The Docmeister

Active Member
I've been playing with my 1999 1.8 Freelander today and after recharging the battery have been unable to get it to start...
The fob unlocks and locks the doors and the engine turns over on the key but isn't firing. I do get a strong whiff of petrol though!
When I lock the car I get a quick flash of the red light in the instrument cluster and then rapid flashing for around ten seconds before it goes back to the 'armed' regular flash.
I've done the key re-synch, the rear window stays up, the engine turns over but no sign of starting at all.
I've had a search, but can't find anything talking about this long rapid flash. What is it trying to tell me?
 
Should also probably say that the horn sounds if I try to lock with the bonnet or doors still open too, so it seems like alarm-wise at least everything's working.
 
It will sound the horn for 0.5 seconds if it senses a door or bonnet is open when you try to lock.
When alarm is switched on the fast flashing for 10 seconds is the time it's waiting for the air inside to settle, before it takes a measurement. It then flashes slower thereafter. The measurement is the air sensing for the volumetrics so it knows if a window has been broke'd by someone trying to break in.
 
So the alarm functions seem to be OK (never noticed the volumetric sensing before!) and the central locking is working fine.
Should the immobiliser allow the engine to turn over but stop it from firing - or does it kill the starter too?
Just trying to figure out if it's the immobiliser or something else...
Definite smell of petrol, so the fuel pump must be OK.
 
If you think it's the immobiliser then a code read will confirm why it's doing it.
I've had immobiliser problems due to switching it on/oft too many times and it would allow the engine to turn over but not start. On this occasion I was fault finding which is why I turned it on/oft so many times. Me hawkeye confirmed it was an immobiliser type issue and unlocking it, then disconnecting the battery earth connection, then waiting 10 seconds for the power to die (don't short the battery cables when disconnected), then putting the earth back, then press fob 5 times and put rear window up to the top. Started first time.
On another occasion I de-synchronised me immobiliser to the engine computer when messing about with adding another remote fob.
To be honest I'd be surprised if it was an immobiliser problem. Not sure if your engine will turn over but not start, like my v6 did with an immobiliser issue.
 
The immobiliser on these does have a start inhibit line, so if the immobiliser wasn't playing ball it wouldn't turn over.

BUT...

There's a chance the immobiliser and ECU have become desynched.

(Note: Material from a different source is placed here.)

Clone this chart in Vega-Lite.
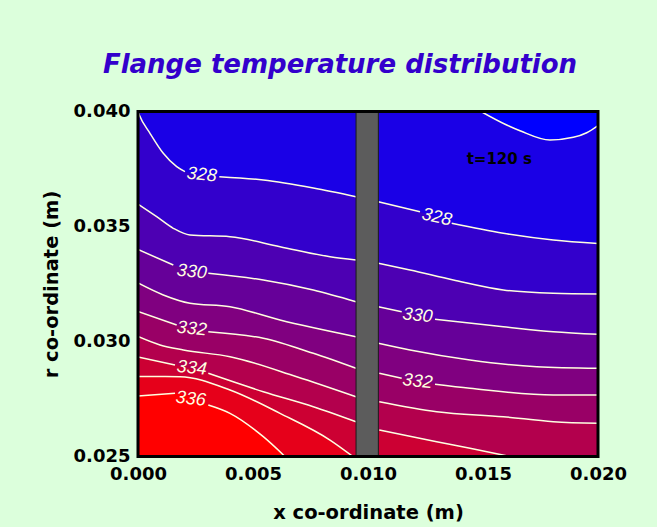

The immobiliser/alarm unit on the early cars works by:
1) Receive unlock command
2) Disarm Sensors
3) Send signal to central locking to unlock
4) Arm starter motor
5) Send four digit serial code to the engine ECU, which unlocks the ECU ready to start

Usually if step 5 fails the ECU *should* log a code, it used to do it on the rover T series as it knew something was wrong if the starter was turning but it hadn't got an authorised code from the immobiliser.
 
Right, had a play again today. I replaced the coil, rotor arm and distributor cap since all were looking a pretty grubby. No spark from coil to cap HT lead.
Reset the cut-off switch on the bulkhead. Still no spark. Tried again with the old coil, nothing.
Refitted the new coil, checked the low tension wiring, still no power going to the distributor.
So do I need Hawkeye or something similar to read any ECU fault codes and then resynch the ECU and immobiliser?
 
Hmm... A bit of research suggests it's the main dealer only to resynch the Ecu and immobiliser.
Is it worth calling out the RAC - guess they could at least read fault codes?
 
The engine computer should have a code if the immobiliser and engine computer are out of sync. This is a rare fault. It happened to me when trying to program fobs. Bad luck I guess.